### WHAT TO WORK ON
Using the listing below, output only the lines from the one that contains "Emit a component" through the one that contains "const plotBottom = 559;", inclusive, exactly as given and without images.

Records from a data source
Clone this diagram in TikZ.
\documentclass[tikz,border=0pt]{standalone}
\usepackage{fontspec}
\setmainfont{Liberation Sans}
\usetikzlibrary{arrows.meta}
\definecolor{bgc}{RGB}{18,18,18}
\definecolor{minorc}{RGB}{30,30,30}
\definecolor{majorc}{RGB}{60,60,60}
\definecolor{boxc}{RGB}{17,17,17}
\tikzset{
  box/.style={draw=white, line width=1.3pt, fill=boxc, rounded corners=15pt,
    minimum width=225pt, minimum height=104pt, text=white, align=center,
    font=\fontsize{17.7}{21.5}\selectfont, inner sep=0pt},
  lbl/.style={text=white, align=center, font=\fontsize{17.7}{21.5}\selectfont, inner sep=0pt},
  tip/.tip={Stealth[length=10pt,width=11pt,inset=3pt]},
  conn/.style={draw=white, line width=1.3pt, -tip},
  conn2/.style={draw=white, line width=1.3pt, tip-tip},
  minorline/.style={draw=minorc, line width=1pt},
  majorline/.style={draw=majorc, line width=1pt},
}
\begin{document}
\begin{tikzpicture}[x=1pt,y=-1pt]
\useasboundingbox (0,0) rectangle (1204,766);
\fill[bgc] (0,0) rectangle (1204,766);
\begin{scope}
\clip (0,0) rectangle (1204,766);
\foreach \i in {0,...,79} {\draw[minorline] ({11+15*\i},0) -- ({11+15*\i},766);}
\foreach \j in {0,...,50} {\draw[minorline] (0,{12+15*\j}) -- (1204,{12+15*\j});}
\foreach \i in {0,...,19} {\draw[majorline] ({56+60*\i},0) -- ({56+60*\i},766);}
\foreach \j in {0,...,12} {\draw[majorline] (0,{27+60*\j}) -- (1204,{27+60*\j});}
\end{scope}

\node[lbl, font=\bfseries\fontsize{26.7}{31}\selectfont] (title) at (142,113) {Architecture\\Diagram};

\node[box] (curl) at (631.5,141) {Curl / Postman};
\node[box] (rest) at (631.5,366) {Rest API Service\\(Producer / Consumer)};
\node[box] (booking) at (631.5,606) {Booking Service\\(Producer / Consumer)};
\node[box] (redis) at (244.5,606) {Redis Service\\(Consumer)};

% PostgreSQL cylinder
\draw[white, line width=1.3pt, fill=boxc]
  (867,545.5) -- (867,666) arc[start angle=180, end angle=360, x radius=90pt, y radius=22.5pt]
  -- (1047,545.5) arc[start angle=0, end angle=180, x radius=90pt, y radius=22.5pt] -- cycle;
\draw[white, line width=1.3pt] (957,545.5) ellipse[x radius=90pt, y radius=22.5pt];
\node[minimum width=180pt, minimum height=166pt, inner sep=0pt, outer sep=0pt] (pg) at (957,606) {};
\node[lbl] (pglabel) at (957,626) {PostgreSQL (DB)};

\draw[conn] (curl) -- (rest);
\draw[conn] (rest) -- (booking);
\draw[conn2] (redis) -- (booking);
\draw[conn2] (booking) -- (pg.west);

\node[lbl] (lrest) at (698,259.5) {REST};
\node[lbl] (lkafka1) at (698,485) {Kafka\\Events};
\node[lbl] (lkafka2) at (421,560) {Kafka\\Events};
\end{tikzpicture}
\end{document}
==
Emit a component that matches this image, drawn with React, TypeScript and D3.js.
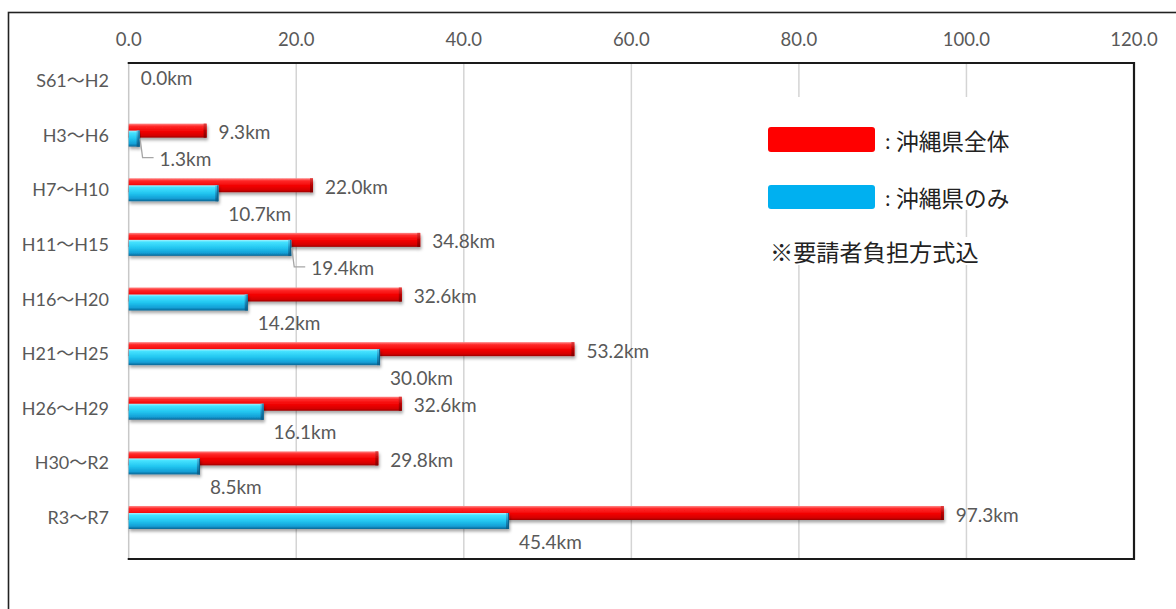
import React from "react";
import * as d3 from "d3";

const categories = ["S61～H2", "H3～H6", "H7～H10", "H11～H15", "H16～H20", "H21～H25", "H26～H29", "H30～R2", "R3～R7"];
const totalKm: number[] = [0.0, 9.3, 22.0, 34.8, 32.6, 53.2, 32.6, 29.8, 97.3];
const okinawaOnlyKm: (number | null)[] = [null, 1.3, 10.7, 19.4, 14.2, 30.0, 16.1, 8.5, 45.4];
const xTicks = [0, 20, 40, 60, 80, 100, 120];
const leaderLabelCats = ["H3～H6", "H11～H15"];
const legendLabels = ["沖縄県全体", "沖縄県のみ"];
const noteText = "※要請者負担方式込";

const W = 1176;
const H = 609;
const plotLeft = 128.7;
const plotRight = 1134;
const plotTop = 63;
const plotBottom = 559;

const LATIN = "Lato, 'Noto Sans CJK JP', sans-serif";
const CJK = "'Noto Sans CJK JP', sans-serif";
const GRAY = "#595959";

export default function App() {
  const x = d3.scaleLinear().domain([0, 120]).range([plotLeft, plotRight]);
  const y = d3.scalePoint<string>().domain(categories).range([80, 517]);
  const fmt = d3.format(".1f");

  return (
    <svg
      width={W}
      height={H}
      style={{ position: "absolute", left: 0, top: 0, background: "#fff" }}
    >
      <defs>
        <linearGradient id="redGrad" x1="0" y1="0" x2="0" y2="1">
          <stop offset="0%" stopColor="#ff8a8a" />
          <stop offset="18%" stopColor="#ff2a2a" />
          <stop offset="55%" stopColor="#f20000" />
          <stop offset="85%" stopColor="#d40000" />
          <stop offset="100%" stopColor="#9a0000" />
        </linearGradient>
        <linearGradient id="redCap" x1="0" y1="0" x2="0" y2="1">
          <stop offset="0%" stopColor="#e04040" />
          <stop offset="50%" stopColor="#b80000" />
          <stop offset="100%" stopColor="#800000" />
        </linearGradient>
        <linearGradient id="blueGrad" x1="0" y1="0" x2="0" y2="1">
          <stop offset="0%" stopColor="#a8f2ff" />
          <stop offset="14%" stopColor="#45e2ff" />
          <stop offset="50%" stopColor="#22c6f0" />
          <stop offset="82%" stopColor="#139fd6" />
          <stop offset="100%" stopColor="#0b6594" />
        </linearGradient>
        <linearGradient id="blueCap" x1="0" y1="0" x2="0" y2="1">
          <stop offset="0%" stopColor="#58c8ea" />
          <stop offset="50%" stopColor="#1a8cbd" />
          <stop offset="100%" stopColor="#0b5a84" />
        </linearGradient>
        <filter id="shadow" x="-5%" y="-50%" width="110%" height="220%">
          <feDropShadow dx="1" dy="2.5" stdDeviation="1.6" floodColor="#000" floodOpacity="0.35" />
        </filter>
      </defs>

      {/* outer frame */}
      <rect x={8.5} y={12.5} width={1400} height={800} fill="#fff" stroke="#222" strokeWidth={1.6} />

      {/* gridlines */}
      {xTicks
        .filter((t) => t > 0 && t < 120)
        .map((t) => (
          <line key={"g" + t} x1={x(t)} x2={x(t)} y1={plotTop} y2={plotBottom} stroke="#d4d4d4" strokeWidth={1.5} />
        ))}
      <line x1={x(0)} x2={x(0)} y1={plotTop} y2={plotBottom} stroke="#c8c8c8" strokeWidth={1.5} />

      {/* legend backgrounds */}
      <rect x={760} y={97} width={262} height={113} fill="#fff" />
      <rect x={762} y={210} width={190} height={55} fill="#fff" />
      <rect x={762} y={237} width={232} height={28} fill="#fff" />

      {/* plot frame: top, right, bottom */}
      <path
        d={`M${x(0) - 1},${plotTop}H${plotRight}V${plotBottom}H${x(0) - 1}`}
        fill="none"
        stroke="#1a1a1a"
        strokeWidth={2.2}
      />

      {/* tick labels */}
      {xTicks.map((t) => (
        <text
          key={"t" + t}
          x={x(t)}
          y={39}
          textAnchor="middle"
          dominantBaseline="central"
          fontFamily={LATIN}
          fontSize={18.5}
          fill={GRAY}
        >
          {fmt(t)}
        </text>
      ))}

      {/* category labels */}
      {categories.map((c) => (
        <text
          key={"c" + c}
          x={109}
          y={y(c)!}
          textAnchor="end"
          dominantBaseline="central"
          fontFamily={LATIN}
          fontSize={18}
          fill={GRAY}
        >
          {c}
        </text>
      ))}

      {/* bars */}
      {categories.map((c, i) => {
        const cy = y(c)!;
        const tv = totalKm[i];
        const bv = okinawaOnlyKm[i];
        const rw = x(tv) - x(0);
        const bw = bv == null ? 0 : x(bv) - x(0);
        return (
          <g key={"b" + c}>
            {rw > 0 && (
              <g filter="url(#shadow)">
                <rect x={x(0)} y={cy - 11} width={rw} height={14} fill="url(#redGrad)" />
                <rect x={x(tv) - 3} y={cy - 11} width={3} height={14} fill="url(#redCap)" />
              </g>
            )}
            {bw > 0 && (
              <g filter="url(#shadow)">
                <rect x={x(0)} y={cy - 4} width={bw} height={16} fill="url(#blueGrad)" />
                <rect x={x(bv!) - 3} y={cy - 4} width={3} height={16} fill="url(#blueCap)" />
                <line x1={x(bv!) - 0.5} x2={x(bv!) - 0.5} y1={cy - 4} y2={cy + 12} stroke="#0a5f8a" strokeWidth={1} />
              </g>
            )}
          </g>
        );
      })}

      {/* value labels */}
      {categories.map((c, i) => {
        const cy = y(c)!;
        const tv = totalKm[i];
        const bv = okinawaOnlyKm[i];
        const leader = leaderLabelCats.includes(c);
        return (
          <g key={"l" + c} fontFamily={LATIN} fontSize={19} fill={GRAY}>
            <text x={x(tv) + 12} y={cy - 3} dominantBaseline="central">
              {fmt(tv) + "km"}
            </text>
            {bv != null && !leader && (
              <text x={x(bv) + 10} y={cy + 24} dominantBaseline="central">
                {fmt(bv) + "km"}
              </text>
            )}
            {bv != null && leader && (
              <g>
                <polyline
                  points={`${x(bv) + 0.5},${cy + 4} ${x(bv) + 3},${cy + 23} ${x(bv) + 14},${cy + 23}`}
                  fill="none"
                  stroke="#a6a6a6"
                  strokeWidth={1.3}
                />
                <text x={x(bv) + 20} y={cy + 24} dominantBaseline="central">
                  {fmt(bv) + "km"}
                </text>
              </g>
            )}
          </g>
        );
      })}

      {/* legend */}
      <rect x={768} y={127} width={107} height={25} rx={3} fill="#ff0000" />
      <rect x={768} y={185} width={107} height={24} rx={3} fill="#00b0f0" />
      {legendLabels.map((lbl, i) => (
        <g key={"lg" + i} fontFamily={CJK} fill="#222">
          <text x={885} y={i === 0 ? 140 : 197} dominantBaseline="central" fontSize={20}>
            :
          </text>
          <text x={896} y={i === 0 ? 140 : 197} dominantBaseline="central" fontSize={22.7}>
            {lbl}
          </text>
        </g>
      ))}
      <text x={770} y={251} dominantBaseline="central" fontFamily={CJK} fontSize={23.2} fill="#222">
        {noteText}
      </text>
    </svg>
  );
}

### EXERCISE SOLUTION
Emit a component that matches this image, drawn with React, TypeScript and D3.js.
import React from "react";
import * as d3 from "d3";

const categories = ["S61～H2", "H3～H6", "H7～H10", "H11～H15", "H16～H20", "H21～H25", "H26～H29", "H30～R2", "R3～R7"];
const totalKm: number[] = [0.0, 9.3, 22.0, 34.8, 32.6, 53.2, 32.6, 29.8, 97.3];
const okinawaOnlyKm: (number | null)[] = [null, 1.3, 10.7, 19.4, 14.2, 30.0, 16.1, 8.5, 45.4];
const xTicks = [0, 20, 40, 60, 80, 100, 120];
const leaderLabelCats = ["H3～H6", "H11～H15"];
const legendLabels = ["沖縄県全体", "沖縄県のみ"];
const noteText = "※要請者負担方式込";

const W = 1176;
const H = 609;
const plotLeft = 128.7;
const plotRight = 1134;
const plotTop = 63;
const plotBottom = 559;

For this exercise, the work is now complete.